Now, using that list, iterate over it and get response from website and get data:

In [None]:
p1_wins_list = []
p1_mmr = []
p1_gs_ratio = []
num_loops = 0

#for each player profile in the list:
for i in range(len(p1_url_list)):
    
    # get the response for each player profile
    response = requests.get(p1_url_list[i], headers=headers)
    
    # if the page doesnt exist (profile is private, deleted, etc.), append "null" for each stat and skip to next iteration
    if response.status_code != 200:
        p1_wins_list.append('null')
        p1_mmr.append('null')
        p1_gs_ratio.append('null')
        
        continue
    
    # if it does exist, format data as json and append each of the stats to their own list
    data = response.json()
    p1_wins_list.append(data['data']['segments'][0]['stats']['wins']['value'])
    try:
        p1_mmr.append(data['data']['segments'][2]['stats']['rating']['value'])
    except IndexError:
        p1_mmr.append('null')
    p1_gs_ratio.append(round(data['data']['segments'][0]['stats']['goalShotRatio']['value'], 2))
    
    print(num_loops)
    num_loops += 1

-------------------------

Now that i have p1 stats, I can append them to the df as a column and then go get p2 stats.

In [None]:
ballchasing['p1_wins'] = p1_wins_list
ballchasing['p1_mmr'] = p1_mmr
ballchasing['p1_gs_ratio'] = p1_gs_ratio
#wont work until I fully run the loop and get every piece of data.
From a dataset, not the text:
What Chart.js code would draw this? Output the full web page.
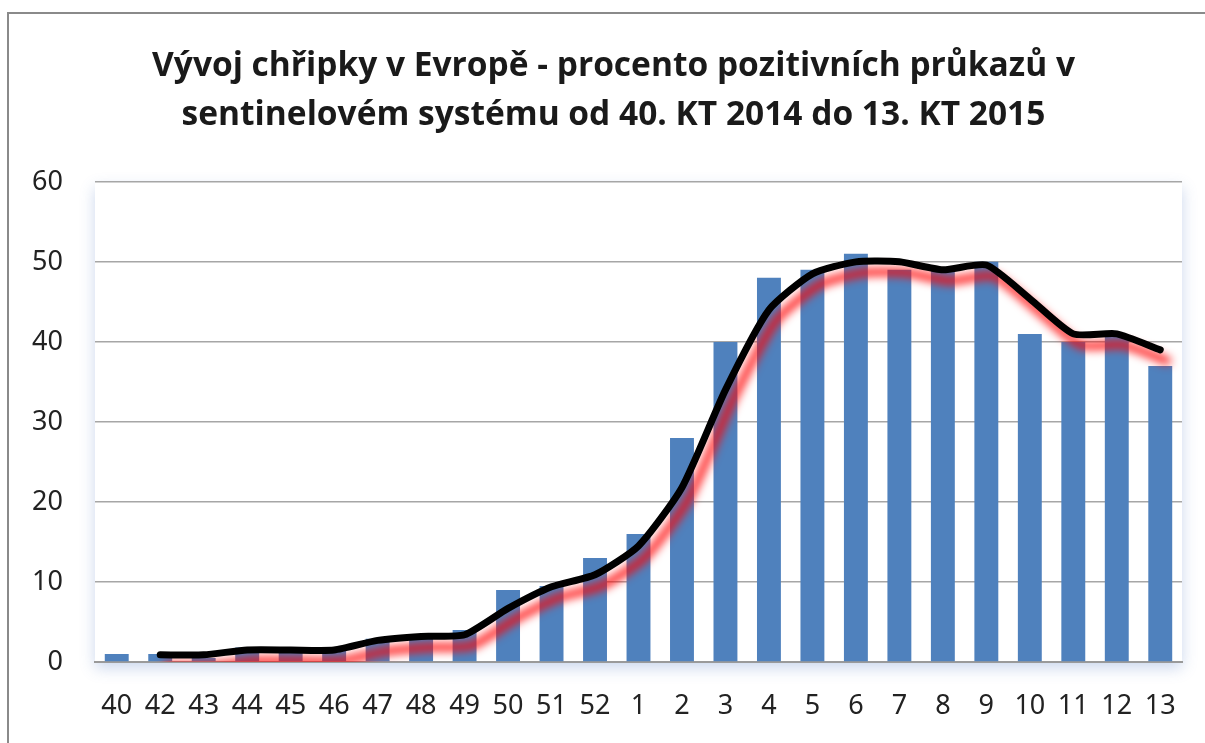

get p2 stats - trickier now, because I don't have a steam ID - will have to construct a list of URLs with their platform and username.

In [None]:
ballchasing.head()

In [None]:
ballchasing['p2_profile'] = np.where(ballchasing['player2_platform'] == 'steam', base_url + 'steam/' + ballchasing['player2_steam_id'].map(str),'null')

ballchasing['p2_profile'] = np.where(ballchasing['player2_platform'] == 'xbox', base_url + 'xbox/' + ballchasing['player2_name'],ballchasing['p2_profile'])
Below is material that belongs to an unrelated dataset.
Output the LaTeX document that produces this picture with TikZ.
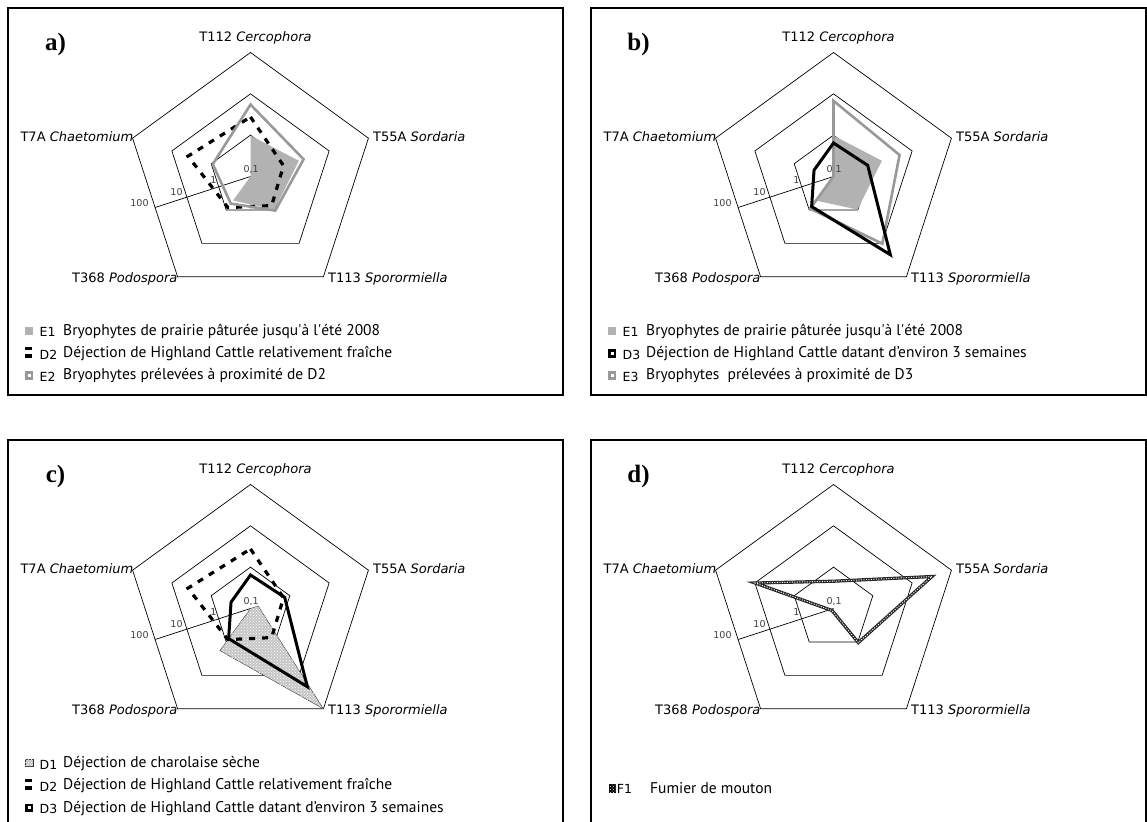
\documentclass[tikz,border=0pt]{standalone}
\usepackage{fontspec}
\usetikzlibrary{patterns}
\newfontfamily\catfont{DejaVu Sans}[ItalicFont={DejaVu Sans Oblique}]
\newfontfamily\legfont{PT Sans}
\newfontfamily\letterfont{Liberation Serif}

% radius of the outer ring (value 100)
\newcommand{\Rad}{124}
% one series: style, then T112, T55A, T113, T368, T7A (0 = 0,1 ... 1 = 100)
\newcommand{\radarpath}[6]{\path[#1] (90:#2*\Rad) -- (18:#3*\Rad) -- (-54:#4*\Rad) -- (-126:#5*\Rad) -- (162:#6*\Rad) -- cycle;}
% box, rings, axis and category labels of one chart
\newcommand{\radarframe}[2]{%
  % Box
  \draw[frame] (-242.5,168.5) rectangle (312.5,-218.5);
  % Letter
  \node[panelletter] (#1-letter) at (-195,132) {#2};
  % Rings
  \foreach \k in {1,2,3}
    \draw[ring] (90:\k*\Rad/3) -- (18:\k*\Rad/3) -- (-54:\k*\Rad/3) -- (-126:\k*\Rad/3) -- (162:\k*\Rad/3) -- cycle;
  % Value axis
  \draw[ring] (0,0) -- (198:{\Rad*cos(36)});
  % Categories
  \node[catlab, anchor=base] (#1-t112) at (5,134.5) {T112 \textit{Cercophora}};
  \node[catlab, anchor=base west] (#1-t55a) at (122.5,34.8) {T55A \textit{Sordaria}};
  \node[catlab, anchor=base west] (#1-t113) at (77.5,-106.2) {T113 \textit{Sporormiella}};
  \node[catlab, anchor=base east] (#1-t368) at (-73,-106.2) {T368 \textit{Podospora}};
  \node[catlab, anchor=base east] (#1-t7a) at (-117,34.8) {T7A \textit{Chaetomium}};
}
% value labels, over the series
\newcommand{\radarticks}[1]{%
  \node[ticklab] (#1-v01) at (0.7,7) {0,1};
  \node[ticklab] (#1-v1) at (-37,-3.5) {1};
  \node[ticklab] (#1-v10) at (-74,-15.5) {10};
  \node[ticklab] (#1-v100) at (-111,-26.5) {100};
}
% one legend line: name, baseline, code, text
\newcommand{\legendrow}[4]{%
  \node[codelab] (#1-code) at (-211,#2-1.8) {#3};
  \node[legtext] (#1-text) at (-187.5,#2) {#4};
}

\begin{document}
\begin{tikzpicture}[x=1pt, y=1pt,
  frame/.style={draw=black, line width=1.6pt},
  ring/.style={draw=black, line width=0.7pt},
  panelletter/.style={font=\letterfont\bfseries\fontsize{25}{27}\selectfont, inner sep=0pt},
  catlab/.style={font=\catfont\fontsize{13}{15}\selectfont, inner sep=0pt},
  ticklab/.style={font=\catfont\fontsize{9.5}{11}\selectfont, text=black!75, inner sep=0pt},
  codelab/.style={font=\catfont\fontsize{12.5}{14}\selectfont, inner sep=0pt, anchor=base west},
  legtext/.style={font=\legfont\fontsize{15.5}{17}\selectfont, inner sep=0pt, anchor=base west},
  e1fill/.style={fill=gray!60},
  greyline/.style={draw=gray!80, line width=2.6pt},
  d2dash/.style={draw=black, line width=3.2pt, dash pattern=on 6pt off 7pt},
  d3line/.style={draw=black, line width=3pt},
  d1fill/.style={fill=gray!45, postaction={pattern=crosshatch dots, pattern color=white}, draw=gray!40!black, line width=0.4pt},
  f1line/.style={draw=black!85, line width=3.2pt, postaction={draw=white, line width=1pt, dash pattern=on 1pt off 1.5pt}}]
\useasboundingbox (0,0) rectangle (1147,821);

% a) E1, D2, E2
\begin{scope}[shift={(250.5,644.5)}]
\radarframe{a}{a)}
\radarpath{e1fill}{0.33}{0.41}{0.33}{0.24}{0}
\radarticks{a}
\radarpath{d2dash}{0.48}{0.28}{0.29}{0.31}{0.53}
\radarpath{greyline}{0.58}{0.45}{0.34}{0.27}{0.32}
% Legend
\fill[gray!60] (-225.7,-158.7) rectangle ++(8.5,8.5);
\legendrow{a-e1}{-158.7}{E1}{Bryophytes de prairie pâturée jusqu\textquotesingle à l\textquotesingle été 2008}
\fill[black] (-225.7,-181.2) rectangle ++(7.5,3.4);
\fill[black] (-225.7,-173.8) rectangle ++(7.5,3.4);
\legendrow{a-d2}{-181.2}{D2}{Déjection de Highland Cattle relativement fraîche}
\fill[gray!80] (-225.7,-203.5) rectangle ++(8.5,8.5);
\fill[white] (-222.9,-200.7) rectangle ++(3,3);
\legendrow{a-e2}{-203.5}{E2}{Bryophytes prélevées à proximité de D2}
\end{scope}

% b) E1, D3, E3
\begin{scope}[shift={(833.5,644.5)}]
\radarframe{b}{b)}
\radarpath{e1fill}{0.33}{0.41}{0.33}{0.24}{0}
\radarticks{b}
\radarpath{greyline}{0.61}{0.56}{0.67}{0.32}{0}
\radarpath{d3line}{0.27}{0.29}{0.78}{0.30}{0.165}
% Legend
\fill[gray!60] (-225.7,-158.7) rectangle ++(8.5,8.5);
\legendrow{b-e1}{-158.7}{E1}{Bryophytes de prairie pâturée jusqu\textquotesingle à l\textquotesingle été 2008}
\fill[black] (-225.7,-181.2) rectangle ++(8.5,8.5);
\fill[white] (-222.9,-178.4) rectangle ++(3,3);
\legendrow{b-d3}{-181.2}{D3}{Déjection de Highland Cattle datant d’environ 3 semaines}
\fill[gray!80] (-225.7,-203.5) rectangle ++(8.5,8.5);
\fill[white] (-222.9,-200.7) rectangle ++(3,3);
\legendrow{b-e3}{-203.5}{E3}{Bryophytes\ \ prélevées à proximité de D3}
\end{scope}

% c) D1, D2, D3
\begin{scope}[shift={(250.5,212.5)}]
\radarframe{c}{c)}
\radarpath{d1fill}{0}{0.065}{1}{0.42}{0}
\radarticks{c}
\radarpath{d2dash}{0.48}{0.28}{0.29}{0.31}{0.53}
\radarpath{d3line}{0.27}{0.29}{0.78}{0.30}{0.165}
% Legend
\path[d1fill] (-225.2,-158.2) rectangle ++(7.5,7.5);
\legendrow{c-d1}{-158.7}{D1}{Déjection de charolaise sèche}
\fill[black] (-225.7,-181.2) rectangle ++(7.5,3.4);
\fill[black] (-225.7,-173.8) rectangle ++(7.5,3.4);
\legendrow{c-d2}{-181.2}{D2}{Déjection de Highland Cattle relativement fraîche}
\fill[black] (-225.7,-203.5) rectangle ++(8.5,8.5);
\fill[white] (-222.9,-200.7) rectangle ++(3,3);
\legendrow{c-d3}{-203.5}{D3}{Déjection de Highland Cattle datant d’environ 3 semaines}
\end{scope}

% d) F1
\begin{scope}[shift={(833.5,212.5)}]
\radarframe{d}{d)}
\radarticks{d}
\radarpath{f1line}{0.22}{0.835}{0.34}{0.02}{0.665}
% Legend
\fill[black, postaction={pattern=crosshatch dots, pattern color=white}] (-224.2,-184.8) rectangle ++(7,9.5);
\node[codelab] (d-f1-code) at (-216.8,-184.8) {F1};
\node[legtext] (d-f1-text) at (-183.5,-184.8) {Fumier de mouton};
\end{scope}
\end{tikzpicture}
\end{document}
ballchasing['p2_profile'] = np.where(ballchasing['player2_platform'] == 'epic', base_url + 'epic/' + ballchasing['player2_name'],ballchasing['p2_profile'])
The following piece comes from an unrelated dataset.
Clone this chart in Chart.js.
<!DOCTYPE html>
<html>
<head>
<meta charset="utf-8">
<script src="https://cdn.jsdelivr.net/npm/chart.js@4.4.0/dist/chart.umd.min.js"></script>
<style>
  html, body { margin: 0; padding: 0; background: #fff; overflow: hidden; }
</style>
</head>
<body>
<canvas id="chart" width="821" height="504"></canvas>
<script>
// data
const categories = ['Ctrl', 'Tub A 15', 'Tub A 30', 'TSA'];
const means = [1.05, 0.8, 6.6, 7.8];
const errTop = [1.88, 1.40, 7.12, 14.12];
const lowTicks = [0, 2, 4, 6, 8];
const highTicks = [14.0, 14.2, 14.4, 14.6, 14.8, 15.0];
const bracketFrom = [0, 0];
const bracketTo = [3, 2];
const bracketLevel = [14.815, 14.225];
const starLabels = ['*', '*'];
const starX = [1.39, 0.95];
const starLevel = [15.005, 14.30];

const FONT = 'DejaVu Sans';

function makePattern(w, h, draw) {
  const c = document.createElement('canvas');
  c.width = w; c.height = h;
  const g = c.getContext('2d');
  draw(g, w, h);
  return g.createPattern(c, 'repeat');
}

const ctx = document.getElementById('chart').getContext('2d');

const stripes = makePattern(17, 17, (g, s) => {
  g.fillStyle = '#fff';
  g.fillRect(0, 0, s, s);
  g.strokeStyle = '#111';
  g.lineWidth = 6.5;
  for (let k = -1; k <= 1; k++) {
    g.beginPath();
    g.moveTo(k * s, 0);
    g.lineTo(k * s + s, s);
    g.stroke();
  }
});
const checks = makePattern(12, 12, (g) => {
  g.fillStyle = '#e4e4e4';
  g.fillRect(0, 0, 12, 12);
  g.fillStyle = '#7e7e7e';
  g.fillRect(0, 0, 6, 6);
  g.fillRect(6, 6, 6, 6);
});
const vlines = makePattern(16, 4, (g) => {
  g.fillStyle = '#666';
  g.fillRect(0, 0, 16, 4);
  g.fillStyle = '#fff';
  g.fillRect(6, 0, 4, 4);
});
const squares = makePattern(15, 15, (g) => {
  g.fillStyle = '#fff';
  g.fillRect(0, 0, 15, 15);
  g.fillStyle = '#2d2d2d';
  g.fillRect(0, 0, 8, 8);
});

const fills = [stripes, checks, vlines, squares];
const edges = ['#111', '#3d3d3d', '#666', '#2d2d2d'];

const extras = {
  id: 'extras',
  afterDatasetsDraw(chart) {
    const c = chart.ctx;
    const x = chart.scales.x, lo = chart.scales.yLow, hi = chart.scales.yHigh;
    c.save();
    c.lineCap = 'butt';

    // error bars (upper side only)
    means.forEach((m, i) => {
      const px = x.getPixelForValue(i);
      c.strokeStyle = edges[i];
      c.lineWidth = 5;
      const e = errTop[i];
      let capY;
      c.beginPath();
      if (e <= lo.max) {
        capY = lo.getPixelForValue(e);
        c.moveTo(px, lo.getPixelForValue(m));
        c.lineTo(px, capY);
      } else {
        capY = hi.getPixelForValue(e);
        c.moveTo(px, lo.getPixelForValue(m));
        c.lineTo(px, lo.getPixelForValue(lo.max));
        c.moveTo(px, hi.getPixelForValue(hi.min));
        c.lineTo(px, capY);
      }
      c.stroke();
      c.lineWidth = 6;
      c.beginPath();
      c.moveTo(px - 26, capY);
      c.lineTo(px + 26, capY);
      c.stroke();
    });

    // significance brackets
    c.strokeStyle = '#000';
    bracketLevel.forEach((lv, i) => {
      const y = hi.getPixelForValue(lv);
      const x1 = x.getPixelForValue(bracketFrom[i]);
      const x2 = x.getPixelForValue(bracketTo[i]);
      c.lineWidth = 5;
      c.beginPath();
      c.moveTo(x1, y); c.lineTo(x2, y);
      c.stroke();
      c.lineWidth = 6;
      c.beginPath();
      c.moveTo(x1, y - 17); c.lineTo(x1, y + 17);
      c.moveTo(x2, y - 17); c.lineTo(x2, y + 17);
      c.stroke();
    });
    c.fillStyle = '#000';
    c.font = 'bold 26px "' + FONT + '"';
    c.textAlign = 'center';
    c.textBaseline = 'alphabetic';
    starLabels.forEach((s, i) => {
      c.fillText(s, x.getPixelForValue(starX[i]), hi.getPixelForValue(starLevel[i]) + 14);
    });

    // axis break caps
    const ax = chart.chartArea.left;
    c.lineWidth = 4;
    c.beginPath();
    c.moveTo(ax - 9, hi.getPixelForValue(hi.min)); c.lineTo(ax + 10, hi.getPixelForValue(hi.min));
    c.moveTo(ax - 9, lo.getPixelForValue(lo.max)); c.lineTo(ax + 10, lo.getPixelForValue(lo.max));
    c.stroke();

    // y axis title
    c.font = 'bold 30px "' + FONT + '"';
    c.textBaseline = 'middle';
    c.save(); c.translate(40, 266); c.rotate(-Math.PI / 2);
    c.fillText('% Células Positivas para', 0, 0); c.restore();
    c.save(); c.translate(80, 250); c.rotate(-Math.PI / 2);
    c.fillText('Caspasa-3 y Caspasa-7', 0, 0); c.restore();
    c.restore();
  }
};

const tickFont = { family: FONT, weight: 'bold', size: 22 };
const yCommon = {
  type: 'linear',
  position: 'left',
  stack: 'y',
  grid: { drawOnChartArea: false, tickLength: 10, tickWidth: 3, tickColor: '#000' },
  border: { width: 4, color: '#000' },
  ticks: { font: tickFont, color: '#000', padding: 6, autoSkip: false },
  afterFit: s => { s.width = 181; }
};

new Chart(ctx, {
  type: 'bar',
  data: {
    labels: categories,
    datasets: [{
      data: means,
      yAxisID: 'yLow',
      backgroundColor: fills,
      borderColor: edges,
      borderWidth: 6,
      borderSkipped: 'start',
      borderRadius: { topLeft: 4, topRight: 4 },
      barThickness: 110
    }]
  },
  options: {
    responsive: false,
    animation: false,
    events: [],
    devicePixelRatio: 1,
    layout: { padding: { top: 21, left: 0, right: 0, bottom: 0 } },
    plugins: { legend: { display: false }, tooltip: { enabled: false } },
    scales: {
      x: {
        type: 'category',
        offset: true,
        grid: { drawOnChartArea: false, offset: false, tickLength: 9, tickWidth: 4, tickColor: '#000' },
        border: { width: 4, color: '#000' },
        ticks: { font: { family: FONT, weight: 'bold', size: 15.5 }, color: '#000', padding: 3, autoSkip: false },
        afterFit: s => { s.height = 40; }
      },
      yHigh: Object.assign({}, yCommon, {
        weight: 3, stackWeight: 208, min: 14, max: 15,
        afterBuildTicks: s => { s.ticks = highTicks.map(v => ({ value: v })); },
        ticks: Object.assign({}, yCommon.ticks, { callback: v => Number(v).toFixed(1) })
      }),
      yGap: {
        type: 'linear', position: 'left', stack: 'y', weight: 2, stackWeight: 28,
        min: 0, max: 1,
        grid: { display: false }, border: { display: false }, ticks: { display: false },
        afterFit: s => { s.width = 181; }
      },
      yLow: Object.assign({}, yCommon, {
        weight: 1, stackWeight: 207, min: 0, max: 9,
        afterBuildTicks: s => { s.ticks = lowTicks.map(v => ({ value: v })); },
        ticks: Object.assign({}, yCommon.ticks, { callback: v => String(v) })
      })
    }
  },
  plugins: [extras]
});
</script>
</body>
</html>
ballchasing['p2_profile'] = np.where(ballchasing['player2_platform'] == 'ps4', base_url + 'ps4/' + ballchasing['player2_name'],ballchasing['p2_profile'])



In [None]:
ballchasing['p2_profile'].iloc[0]

In [None]:
p2_url_list = ballchasing['p2_profile'].tolist()

repeat code from above but for p2:

In [None]:
p2_wins_list = []
p2_mmr = []
p2_gs_ratio = []
num_loops = 0

#for each player profile in the list:
for i in range(len(p2_url_list)):
    
    if p2_url_list[i] == 'null':
        p2_wins_list.append('null')
        p2_mmr.append('null')
        p2_gs_ratio.append('null')
        continue
    
    else:
        # get the response for each player profile
        response = requests.get(p2_url_list[i], headers=headers)

        # if the page doesnt exist (profile is private, deleted, etc.), append "null" for each stat and skip to next iteration
        if response.status_code != 200:
            p2_wins_list.append('null')
            p2_mmr.append('null')
            p2_gs_ratio.append('null')
            print(response.status_code)
            continue

        # if it does exist, format data as json and append each of the stats to their own list
        data = response.json()
        p2_wins_list.append(data['data']['segments'][0]['stats']['wins']['value'])
        try:
            p2_mmr.append(data['data']['segments'][2]['stats']['rating']['value'])
        except IndexError:
            p2_mmr.append('null')
        p2_gs_ratio.append(round(data['data']['segments'][0]['stats']['goalShotRatio']['value'], 2))

        print(num_loops)
        num_loops += 1

Then take the lists and add them to the dataframe:

In [None]:
ballchasing['p2_wins'] = p2_wins_list
ballchasing['p2_mmr'] = p2_mmr
ballchasing['p2_gs_ratio'] = p2_gs_ratio
#wont work until you fully run the loop and get every piece of data so that list lengths match.